• _Required work_
Do not carry the pictures over; copy every other part of the entries exactly.

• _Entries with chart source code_
^^^^

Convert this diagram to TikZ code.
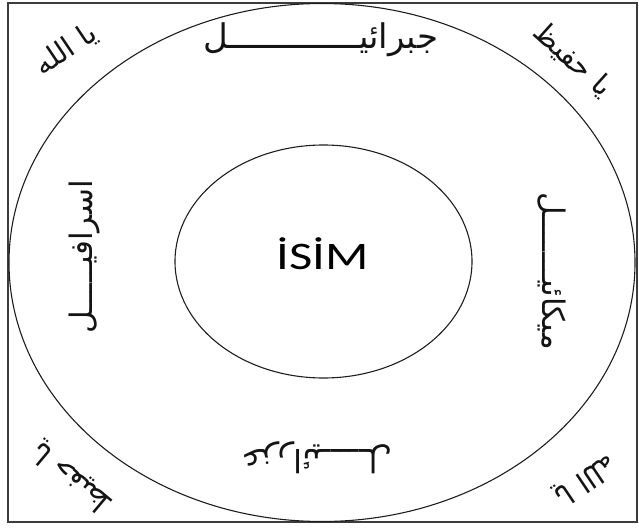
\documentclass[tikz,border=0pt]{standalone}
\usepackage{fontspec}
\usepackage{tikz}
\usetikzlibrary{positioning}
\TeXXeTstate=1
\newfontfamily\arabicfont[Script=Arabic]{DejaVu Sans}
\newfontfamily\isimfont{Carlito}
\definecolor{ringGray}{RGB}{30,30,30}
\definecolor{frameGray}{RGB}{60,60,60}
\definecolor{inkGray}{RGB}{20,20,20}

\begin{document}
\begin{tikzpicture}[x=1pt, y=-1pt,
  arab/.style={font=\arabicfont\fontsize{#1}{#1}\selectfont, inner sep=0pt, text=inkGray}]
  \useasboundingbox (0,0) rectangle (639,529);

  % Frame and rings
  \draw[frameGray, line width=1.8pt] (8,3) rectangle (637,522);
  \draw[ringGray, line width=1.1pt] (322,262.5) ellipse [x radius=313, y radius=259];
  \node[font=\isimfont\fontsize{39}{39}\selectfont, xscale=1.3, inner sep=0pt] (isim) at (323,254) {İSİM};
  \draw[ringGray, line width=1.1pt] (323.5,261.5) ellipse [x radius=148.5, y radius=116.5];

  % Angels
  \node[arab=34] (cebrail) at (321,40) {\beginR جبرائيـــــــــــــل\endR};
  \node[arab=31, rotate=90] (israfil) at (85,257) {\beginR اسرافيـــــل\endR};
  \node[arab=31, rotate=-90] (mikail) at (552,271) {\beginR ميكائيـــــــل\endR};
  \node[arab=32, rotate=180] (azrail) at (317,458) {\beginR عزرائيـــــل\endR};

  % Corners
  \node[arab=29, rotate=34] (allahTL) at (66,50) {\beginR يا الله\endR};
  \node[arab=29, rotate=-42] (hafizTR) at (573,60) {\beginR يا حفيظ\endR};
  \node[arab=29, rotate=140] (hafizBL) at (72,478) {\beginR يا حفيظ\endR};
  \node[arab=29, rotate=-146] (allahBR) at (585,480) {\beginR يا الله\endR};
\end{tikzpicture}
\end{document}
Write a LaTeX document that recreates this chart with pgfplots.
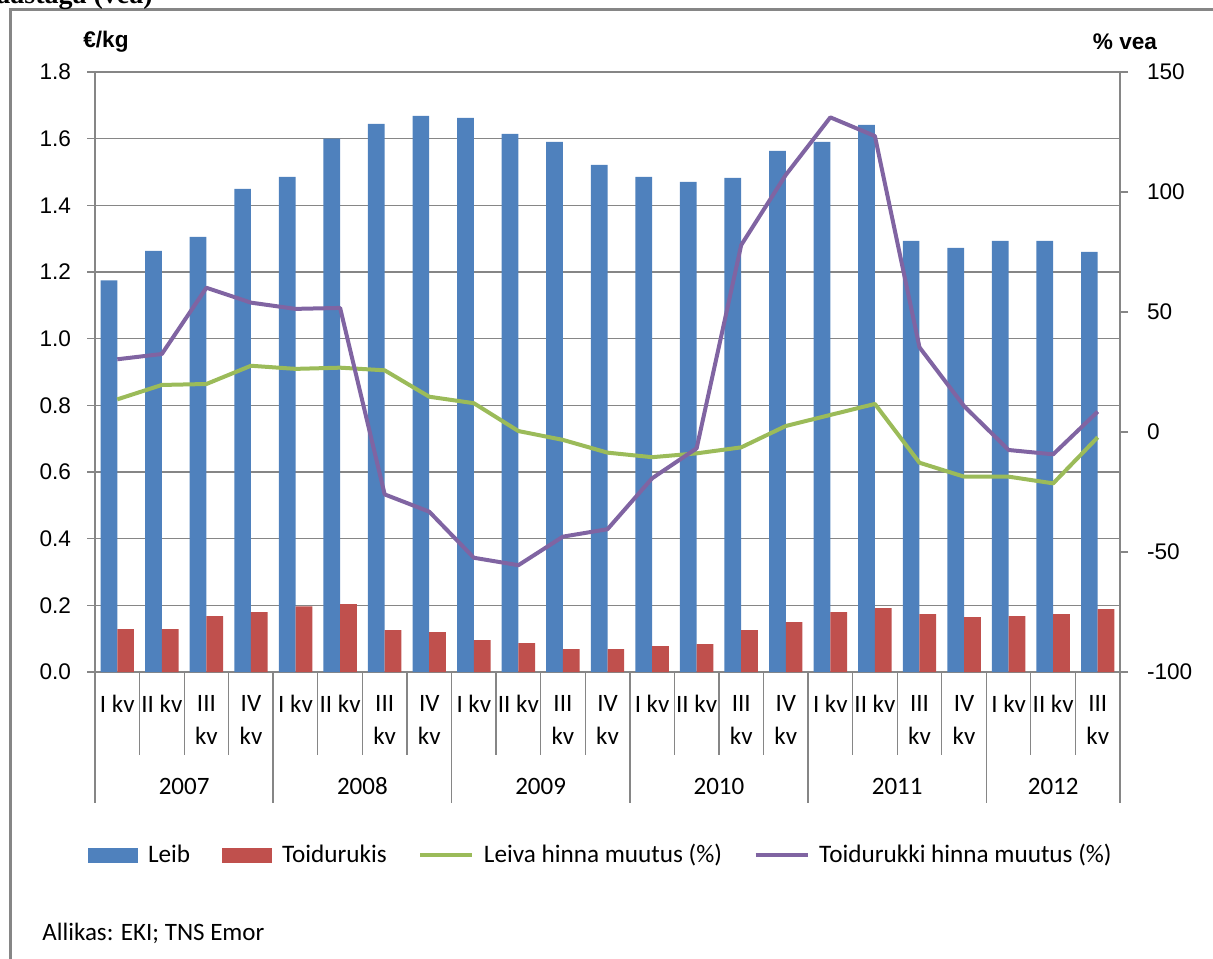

^^^^

• _Full output_
Convert this diagram to TikZ code.
\documentclass[tikz,border=0pt]{standalone}
\usepackage{fontspec}
\usepackage{tikz}
\usetikzlibrary{positioning}
\TeXXeTstate=1
\newfontfamily\arabicfont[Script=Arabic]{DejaVu Sans}
\newfontfamily\isimfont{Carlito}
\definecolor{ringGray}{RGB}{30,30,30}
\definecolor{frameGray}{RGB}{60,60,60}
\definecolor{inkGray}{RGB}{20,20,20}

\begin{document}
\begin{tikzpicture}[x=1pt, y=-1pt,
  arab/.style={font=\arabicfont\fontsize{#1}{#1}\selectfont, inner sep=0pt, text=inkGray}]
  \useasboundingbox (0,0) rectangle (639,529);

  % Frame and rings
  \draw[frameGray, line width=1.8pt] (8,3) rectangle (637,522);
  \draw[ringGray, line width=1.1pt] (322,262.5) ellipse [x radius=313, y radius=259];
  \node[font=\isimfont\fontsize{39}{39}\selectfont, xscale=1.3, inner sep=0pt] (isim) at (323,254) {İSİM};
  \draw[ringGray, line width=1.1pt] (323.5,261.5) ellipse [x radius=148.5, y radius=116.5];

  % Angels
  \node[arab=34] (cebrail) at (321,40) {\beginR جبرائيـــــــــــــل\endR};
  \node[arab=31, rotate=90] (israfil) at (85,257) {\beginR اسرافيـــــل\endR};
  \node[arab=31, rotate=-90] (mikail) at (552,271) {\beginR ميكائيـــــــل\endR};
  \node[arab=32, rotate=180] (azrail) at (317,458) {\beginR عزرائيـــــل\endR};

  % Corners
  \node[arab=29, rotate=34] (allahTL) at (66,50) {\beginR يا الله\endR};
  \node[arab=29, rotate=-42] (hafizTR) at (573,60) {\beginR يا حفيظ\endR};
  \node[arab=29, rotate=140] (hafizBL) at (72,478) {\beginR يا حفيظ\endR};
  \node[arab=29, rotate=-146] (allahBR) at (585,480) {\beginR يا الله\endR};
\end{tikzpicture}
\end{document}
Write a LaTeX document that recreates this chart with pgfplots.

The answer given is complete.